I'm guessing I will have to put some pressure in the keg as the carbonation created by the bulk priming will not have enough guts to carbonate the keg (given there will be 9L of head space ....).

Is there any way people have dealt with this before ? can i fill the keg to a certain PSI and just let the yeast do the final carbonation or will the PSI required to do that kill off the yeast.


Cheers,
Dave

Also apologies if I posted this in the wrong place
 
I want to bottle half an 18L batch and keg the other, I was thinking I could bulk prime the lot then siphon 1/2 into bottles and the rest into a keg (say 9L in an 18L keg).

I'm guessing I will have to put some pressure in the keg as the carbonation created by the bulk priming will not have enough guts to carbonate the keg (given there will be 9L of head space ....).

Is there any way people have dealt with this before ? can i fill the keg to a certain PSI and just let the yeast do the final carbonation or will the PSI required to do that kill off the yeast.


Cheers,
Dave

If it were me I'd keg half first and carbonate as normal, then bulk prime and bottle the rest.
 
Thats a fair call, I wanted to try and get the keg and bottled stuff to be as similar as possible tho ... if you are bulk priming then the added sugar/yeast etc will change that so i figured I would try and take the same carbonation approach to bot hkeg and bottle, i guess the other way to look at it is to fill the bottles from the keg but that kills shelf life.
 
Thats a fair call, I wanted to try and get the keg and bottled stuff to be as similar as possible tho ... if you are bulk priming then the added sugar/yeast etc will change that so i figured I would try and take the same carbonation approach to bot hkeg and bottle, i guess the other way to look at it is to fill the bottles from the keg but that kills shelf life.

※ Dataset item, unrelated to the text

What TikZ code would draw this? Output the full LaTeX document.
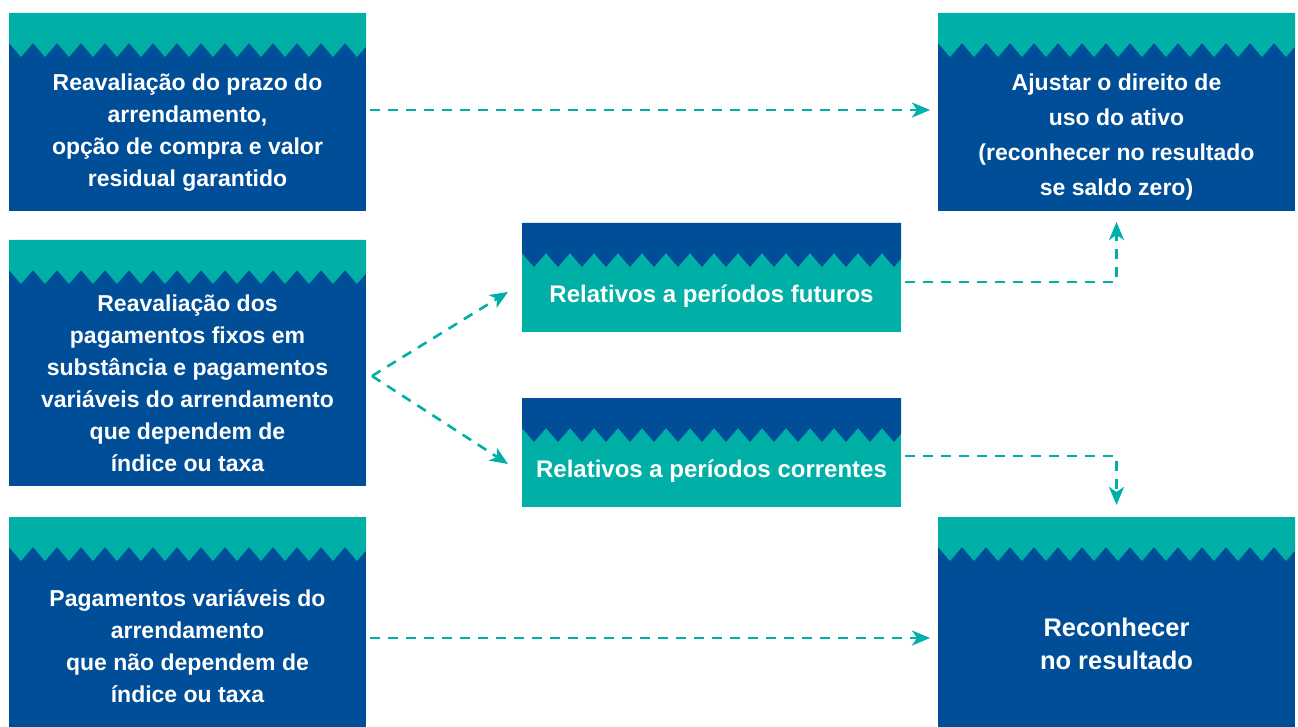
\documentclass[tikz,border=0pt]{standalone}
\usepackage{fontspec}
\setmainfont{Liberation Sans}
\definecolor{brandBlue}{HTML}{004E98}
\definecolor{brandTeal}{HTML}{00AFA5}
\usetikzlibrary{arrows.meta, positioning, calc}
\tikzset{
    box node/.style 2 args={rectangle, fill=#2, inner sep=0pt, outer sep=0pt,
        path picture={
            \fill[#1] (path picture bounding box.north west) -- ++(0pt,-30pt)
                \foreach \k in {1,...,17} { -- ++(12pt,-14pt) -- ++(12pt,14pt) }
                |- (path picture bounding box.north west) -- cycle;
        }},
    outer box/.style={box node={brandTeal}{brandBlue}, minimum width=357pt},
    inner box/.style={box node={brandBlue}{brandTeal}, minimum width=379pt, minimum height=109pt},
    box text/.style={text=white, align=center, font=\bfseries\fontsize{23}{32}\selectfont},
    arrow style/.style={-{Stealth[length=18pt, width=15pt, inset=5pt]}, brandTeal, line width=2.6pt, dash pattern=on 10pt off 8pt},
}

\begin{document}
\begin{tikzpicture}[x=1pt, y=-1pt]
    \useasboundingbox (0,0) rectangle (1298,727);
    % left column
    \node[outer box, minimum height=198pt] (prazo) at (187.5,112) {};
    \node[outer box, minimum height=246pt, below=29pt of prazo] (fixos) {};
    \node[outer box, minimum height=210pt, below=31pt of fixos] (variaveis) {};
    % right column
    \node[outer box, minimum height=198pt, right=572pt of prazo] (ajustar) {};
    \node[outer box, minimum height=210pt, right=572pt of variaveis] (reconhecer) {};
    % middle column
    \node[inner box] (futuros) at (711.5,277.5) {};
    \node[inner box, below=66pt of futuros] (correntes) {};

    \node[box text] (prazo text) at ([yshift=-21pt]prazo.center)
        {Reavaliação do prazo do\\arrendamento,\\opção de compra e valor\\residual garantido};
    \node[box text] (fixos text) at ([yshift=-20pt]fixos.center)
        {Reavaliação dos\\pagamentos fixos em\\substância e pagamentos\\variáveis do arrendamento\\que dependem de\\índice ou taxa};
    \node[box text] (variaveis text) at ([yshift=-24pt]variaveis.center)
        {Pagamentos variáveis do\\arrendamento\\que não dependem de\\índice ou taxa};
    \node[box text, font=\bfseries\fontsize{23}{35}\selectfont] (ajustar text) at ([yshift=-25pt]ajustar.center)
        {Ajustar o direito de\\uso do ativo\\(reconhecer no resultado\\se saldo zero)};
    \node[box text, font=\bfseries\fontsize{25.5}{33}\selectfont] (reconhecer text) at ([yshift=-22pt]reconhecer.center)
        {Reconhecer\\no resultado};
    \node[box text, font=\bfseries\fontsize{24}{30}\selectfont] (futuros text) at ([yshift=-19pt]futuros.center)
        {Relativos a períodos futuros};
    \node[box text, font=\bfseries\fontsize{24}{30}\selectfont] (correntes text) at ([yshift=-19pt]correntes.center)
        {Relativos a períodos correntes};

    % connectors
    \coordinate (fork) at ([xshift=6pt,yshift=-13pt]fixos.east);
    \draw[arrow style] ([xshift=4pt,yshift=2pt]prazo.east) -- ([xshift=-8pt,yshift=2pt]ajustar.west);
    \draw[arrow style] ([xshift=4pt,yshift=-16pt]variaveis.east) -- ([xshift=-8pt,yshift=-16pt]reconhecer.west);
    \draw[arrow style] (fork) -- ([xshift=-14pt,yshift=-14.5pt]futuros.west);
    \draw[arrow style] (fork) -- ([xshift=-14pt,yshift=-11.5pt]correntes.west);
    \draw[arrow style] ([xshift=4pt,yshift=-4.5pt]futuros.east) -| ([yshift=-11pt]ajustar.south);
    \draw[arrow style] ([xshift=4pt,yshift=-3.5pt]correntes.east) -| ([yshift=12pt]reconhecer.north);
\end{tikzpicture}
\end{document}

I have never kegged, so flame away, but I have read in a couple of places that you typically need less priming sugar when kegging. I seem to recall it being discussed in Complete Joy, though I can't check because my copy is out on loan.

If I'm correct, then your kegged beer would be more carbonated than the bottled beer anyway.

T.
 
I don't keg, but here's my 2C. (Assuming you dont pressurize keg with CO2, to start with)
Carbonation of a full keg would give a specific pressure per cubic cm. Therefore to achieve the same pressure per cubic cm in less volume you would still need to add enough priming sugar to pressurize the whole vessel, including head space. (hope I haven't lost you yet)
1. Therefore if you normally prime with 6g/L, a full 18L keg would require 108g of sugar, to achieve pressue X.
2. Therefore to prime 9L of beer in the same Keg volume, you would still need to add 108g of sugar in the keg regardless of volume of beer. This would allow the head space plus beer to achieve the same CO2 pressure as the beer above in 1. (pressure X).
Disclaimer: no practical experience in kegs, all theory :)
Or have a go at force carbonation, follow the links in Wiki.
 
But isn't there less volume of co2 in the headspace than there is in solution? Discarding sugar priming for a second, and thinking of it in terms of bottled co2, doesn't it take less CO2 to dispense a keg than it does to carbonate? As there is for example 2.5Lco2/L in solution, but I thought that the co2 in headspace was closer to 1L per L of the container? Hard to verbalise what I'm thinking.....and I'm not entirely sure its right anyway.
 
If I'm correct, then your kegged beer would be more carbonated than the bottled beer anyway.

T.

No, you're not correct. As stated already the priming sugar will need to be sufficient to pressurise the (large) headspace as well as carbonate the beer. In a full keg there is not much headspace so it will pressurise quickly but not so when the is another 9L of headspace!

I'm not sure if Boston's theory is correct or not, its been a while since I studied gas partial pressures etc at uni and its too early in the morning...

I think the best bet is to dump 9L into the keg and bulk prime the rest before bottling. I know it defeats the purpose of trying to get them the same but maybe it would be a good comparison of natural carb'ing vs force carb'ing?